こうした中で金融業界幹部の1人は、英政府が先月公表したブレグジットの最新方針を記した白書(ホワイトペーパー)に触れて「シティーはだれもが活動できる場として発展してきており、それは今後も続ける必要がある。ホワイトペーパーは、英国市場へのアクセスを制限するとは読めない」と強調した。

英政府は、EU以外の「第三国」の銀行にはロンドンの支店を「リテール」ではなく「ホールセール」業務として運営することを認めている。つまり子会社の場合に必要な高コストの資本バッファーを積む必要はない。また条件次第では、海外の法人が英国に恒久的な拠点を設けずにホールセールサービスを提供できる。

欧州議会はブレグジットについての調査報告で「英国の第三国企業へのアプローチこそが、世界有数の金融センターを生んだ主な要因の1つかもしれない」と分析している。

<慎重な対応>

英国にあるEUの銀行の支店と、EU域内にある英銀の支店がそれぞれブレグジット後に、新たな通商協定に基づいた扱いを受けるのか、それとも何の合意もなしでの運営を迫られるかはこれから決まる。

EUは域内の投資家が抱える1兆2000億ポンド(1兆5000億ユーロ)の資産運用においてシティーの専門性が不可欠である以上、英国は好条件を提供されるべきだ、と同国の政策担当者は主張する。

シティーの代わりになる資本市場同盟の創設が遅れていることや、多くのEU企業が市場の細分化でコストが上がるのを嫌う点も、英国にとって有利だという。

しかし英国の国際的、またはホールセール金融サービスの収入においてEUからの稼ぎは全体の43%に上り、ドイツ銀行の試算ではこれがなくなれば英国の経常赤字は40%も多くなってしまう。

そのため対応には気を使っており、例えばコンサルタントは規制当局にブレグジット交渉の駆け引きの一環として、外銀への開放的なアプローチがどうなるか分からないと表明してはどうかと助言したが、英政府はそうした姿勢を望まなかった、とある金融当局の高官が打ち明けた。

英財務省も6月、来年3月のブレグジット後に移行期間が設定されない事態でも、EU諸国を原則的には他の第三国のようにみなす方針を明らかにした。

<報復不能>

英国の現実的な態度がうかがえる材料はまだある。移行期間がない場合でも、ロンドンに支店を有するEUの銀行や保険会社に対して、来年3月以降3年間の事業継続を一時的に許可する制度を提案しているのだ。
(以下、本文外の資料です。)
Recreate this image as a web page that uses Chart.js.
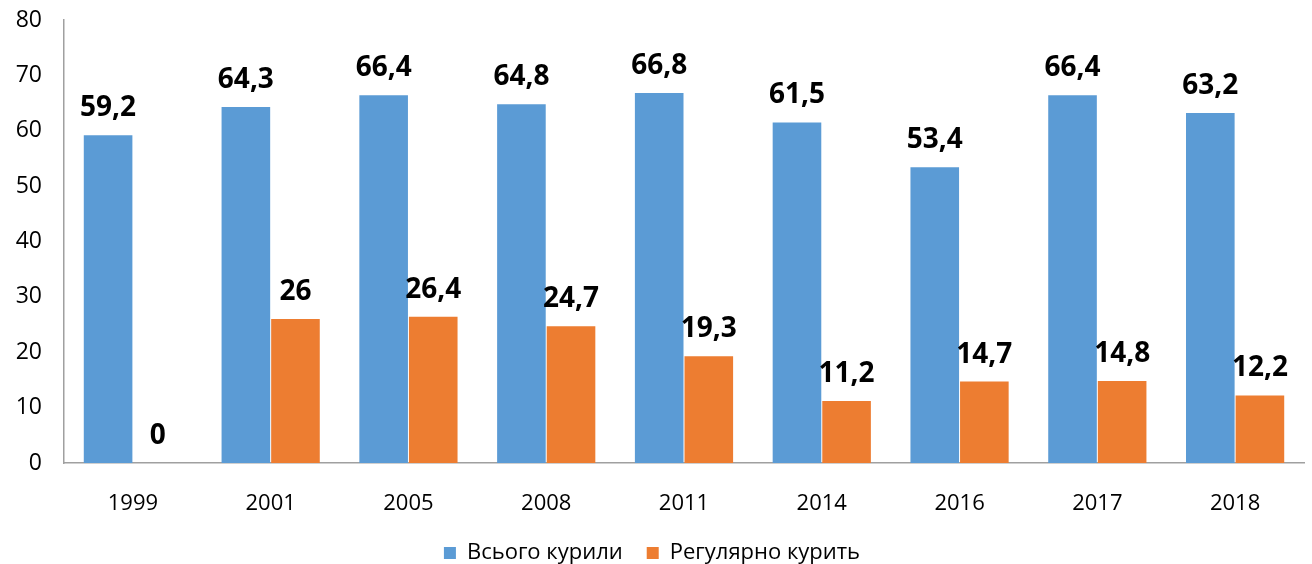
<!DOCTYPE html>
<html>
<head>
<meta charset="utf-8">
<script src="https://cdn.jsdelivr.net/npm/chart.js@4.4.0/dist/chart.umd.min.js"></script>
<style>
  html, body { margin: 0; padding: 0; background: #fff; }
  #wrap { width: 1312px; height: 564px; }
</style>
</head>
<body>
<div id="wrap"><canvas id="smokeChart"></canvas></div>
<script>
        const years = ['1999', '2001', '2005', '2008', '2011', '2014', '2016', '2017', '2018'];
        const totalSmoked = [59.2, 64.3, 66.4, 64.8, 66.8, 61.5, 53.4, 66.4, 63.2];
        const regularSmokers = [0, 26, 26.4, 24.7, 19.3, 11.2, 14.7, 14.8, 12.2];
        const seriesNames = ['Всього курили', 'Регулярно курить'];

        const FONT = "'Open Sans', 'DejaVu Sans', sans-serif";

        // draws the bold value over each bar (comma as decimal separator)
        const valueLabels = {
            id: 'valueLabels',
            afterDatasetsDraw(chart) {
                const ctx = chart.ctx;
                ctx.save();
                ctx.font = 'bold 28px ' + FONT;
                ctx.fillStyle = '#000';
                ctx.textAlign = 'center';
                ctx.textBaseline = 'alphabetic';
                chart.data.datasets.forEach(function (ds, i) {
                    chart.getDatasetMeta(i).data.forEach(function (bar, j) {
                        const txt = String(ds.data[j]).replace('.', ',');
                        ctx.fillText(txt, bar.x, bar.y - 19);
                    });
                });
                ctx.restore();
            }
        };

        const ctx = document.getElementById('smokeChart').getContext('2d');
        new Chart(ctx, {
            type: 'bar',
            data: {
                labels: years,
                datasets: [
                    {
                        label: seriesNames[0],
                        data: totalSmoked,
                        backgroundColor: '#5B9BD5',
                        categoryPercentage: 0.72,
                        barPercentage: 0.98
                    },
                    {
                        label: seriesNames[1],
                        data: regularSmokers,
                        backgroundColor: '#ED7D31',
                        categoryPercentage: 0.72,
                        barPercentage: 0.98
                    }
                ]
            },
            options: {
                responsive: true,
                maintainAspectRatio: false,
                animation: false,
                layout: { padding: { top: 20, right: 8, left: 0, bottom: -10 } },
                scales: {
                    y: {
                        min: 0,
                        max: 80,
                        ticks: {
                            stepSize: 10,
                            color: '#000',
                            font: { family: FONT, size: 23 },
                            padding: 14
                        },
                        grid: { display: false },
                        border: { color: '#a0a0a0', width: 1.5 },
                        afterFit: function (scale) {
                            scale.width = 64;
                            scale.paddingTop = 0;
                            scale.paddingBottom = 0;
                        }
                    },
                    x: {
                        ticks: {
                            color: '#000',
                            font: { family: FONT, size: 22 },
                            padding: 20
                        },
                        grid: { display: false },
                        border: { color: '#a0a0a0', width: 1.5 },
                        afterFit: function (scale) { scale.height = 55; }
                    }
                },
                plugins: {
                    legend: {
                        position: 'bottom',
                        labels: {
                            color: '#000',
                            font: { family: FONT, size: 22 },
                            boxWidth: 12,
                            boxHeight: 12,
                            padding: 24
                        }
                    },
                    tooltip: { enabled: false }
                }
            },
            plugins: [valueLabels]
        });
</script>
</body>
</html>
これに対してEU側は、域内にある英銀の支店に同様の措置を講じず、シティーで活動する銀行には域内の事業拠点に適用される免許の取得を促している。

英金融行動監視機構(FCA)のベイリー長官は、重要な問題は、ブレグジット後もEUの顧客にロンドンでの取引継続を認めるかどうかだと指摘する。フランスはシティーの銀行によるEUへのアクセスについて厳しい姿勢を採っている。

ノートン・ローズ・フルブライトの金融サービス担当弁護士、ジョナサン・ハーブスト氏は「FCAにとって最適なのは開放的なアクセスだ。だが英国がそれを確保できないなら、どうするだろうか」と疑問を投じた。

英国はEUに市場アクセスの「同等性評価」の基準を緩めることも要求しているが、それが拒否された場合の対応も迫られる。同等性評価は、域外国がEUと同じ規制体系だとみなされたケースに限って域内市場へのアクセスを認める仕組み。英国法にも組み込まれているため、EUが英国に厳しい姿勢を見せれば、英国も報復として同じように動く可能性がある。

ただしいくらEUが英国の金融機関にとって活動が難しい場所になっても、英国は開放的な市場を保つ以外に選択肢はない、とクリフォード・チャンスの金融サービス担当弁護士のサイモン・グレッソン氏は断言する。

同氏は「英国がEUに報復するのは絶対不可能だ。米国勢に開放しながら欧州勢に制限を課すことはできない」と語り、英国としてはEUが市場アクセスを縮小すればそれは自分たちの首を絞めるだけだという主張を武器に交渉していくしかないとの見方を示した。